Diagnose Systemversagen: Wenn Gesundheit zur Frage des Einkommens wird
Nur mehr vier von zehn Patient:innen sind zufrieden mit dem österreichischen Gesundheitswesen. Angebotsdefizite und lange Wartezeiten bewegen immer mehr Versicherte dazu, Wahlärzt:innen aufzusuchen und private Versicherungen abzuschließen.

Die damit verbundenen Zusatzkosten stellen für ohnehin schon unter Druck stehende Haushalte eine große Belastung dar. Die Kassenreform hat die Mitbestimmung der Versicherten geschwächt, Leistungskürzungen und eine schleichende Privatisierung sind die Folge.

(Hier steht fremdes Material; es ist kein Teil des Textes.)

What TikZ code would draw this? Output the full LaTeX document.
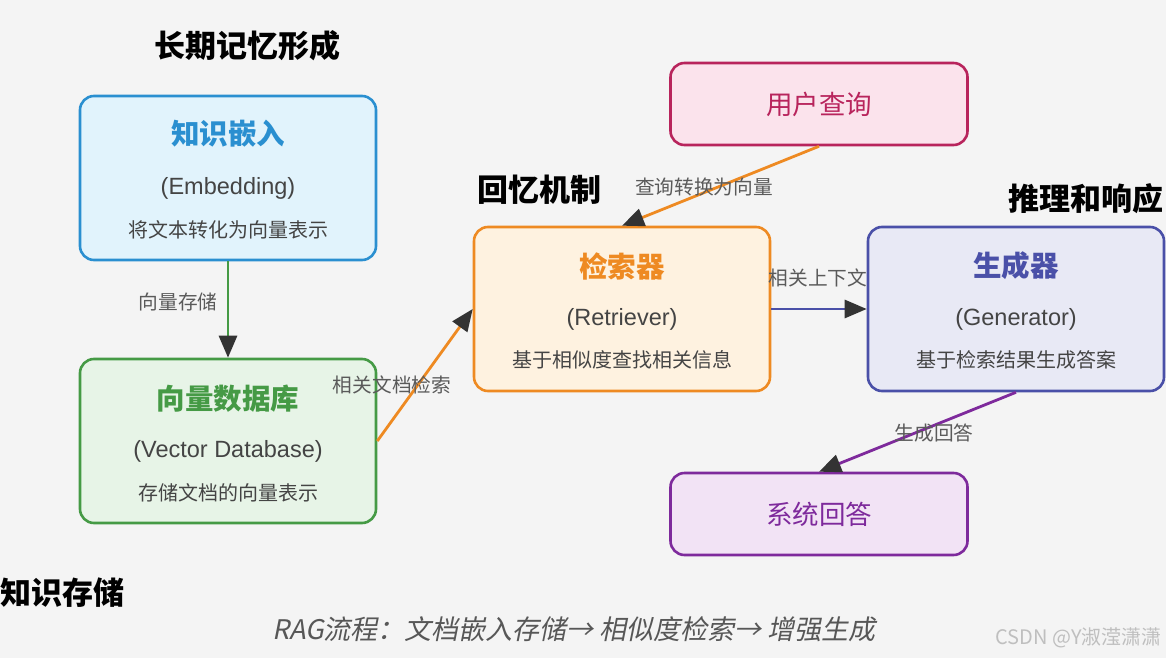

Gleiche Gesundheitsversorgung für alle? – Anspruch und Realität klaffen auseinander
Im öffentlichen Gesundheitsportal der Republik heißt es, „der gleiche und einfache Zugang zu allen Gesundheitsleistungen […] unabhängig von Alter, Wohnort, Herkunft und sozialem Status“ sei ein „wesentliches Merkmal des österreichischen Gesundheitssystems“. Ist dem tatsächlich (immer noch) so? Jüngste Befragungsergebnisse lassen jedenfalls Zweifel daran aufkommen. Im Rahmen des Arbeitsklima Index (AK Oberösterreich/IFES) wurden Ende 2024 österreichweit rund 1.200 Arbeitnehmer:innen und Arbeitslose zu ihrer Sichtweise auf das österreichische Gesundheitssystem befragt.
Dabei zeigt sich: Die Zufriedenheit mit dem Gesundheitswesen hängt stark vom Einkommen ab. Unter jenen, die sehr gut von ihrem Einkommen leben können, sind 66 Prozent zufrieden (Werte 7–10 auf einer Skala von 0–10). Ist das Einkommen hingegen kaum ausreichend, sind es nur 25 Prozent. Auch im Zeitverlauf ist ein Rückgang der Zufriedenheit erkennbar – etwa im Vergleich mit dem Austrian Health Report, bei dem identische Fragen gestellt wurden.
Geschlechtsspezifische Unterschiede werden ebenfalls deutlich: Frauen (41 Prozent) sind mit dem Gesundheitssystem (noch) weniger zufrieden als Männer (49 Prozent). Das liegt auch am schlecht ausgebauten Angebot an Frauen-, Kinder- und Jugendmedizin, bei dem es dringend Verbesserungen braucht, etwa durch spezialisierte Primärversorgungszentren. Österreichweit ist die Zufriedenheit in Wien am höchsten (50 Prozent) und in Niederösterreich am niedrigsten (41 Prozent). In urbanen Räumen ist die Zufriedenheit allgemein etwas höher als in ländlichen Gegenden.
Vom Recht auf Gesundheit zur Frage des Geldbörsels
Ein weiteres Indiz, dass es um den gleichen und einfachen Zugang zu öffentlichen Gesundheitsleistungen nicht gut bestellt ist, ist die wachsende Zahl an Privatversicherungen und an Wahlärzt:innen. Private Haushalte werden durch Zusatzkosten für Gesundheit stark belastet, viele können sich diese gar nicht leisten. Bereits jetzt betragen die privaten Gesundheitsausgaben rund 23 Prozent an den gesamten laufenden Gesundheitsausgaben.
Nur 14 Prozent aller Arbeitnehmer:innen konsultieren ausschließlich Kassenordinationen. Auch hier spielt das Einkommen eine Rolle: Wer gut verdient, greift häufiger auf Gesundheitsleistungen abseits des öffentlichen Systems zurück. Der Anteil der rein öffentlich versorgten Patient:innen liegt unter Personen mit sehr gutem Einkommen nur bei 11 Prozent, während er bei jenen mit unzureichendem Einkommen 27 Prozent beträgt.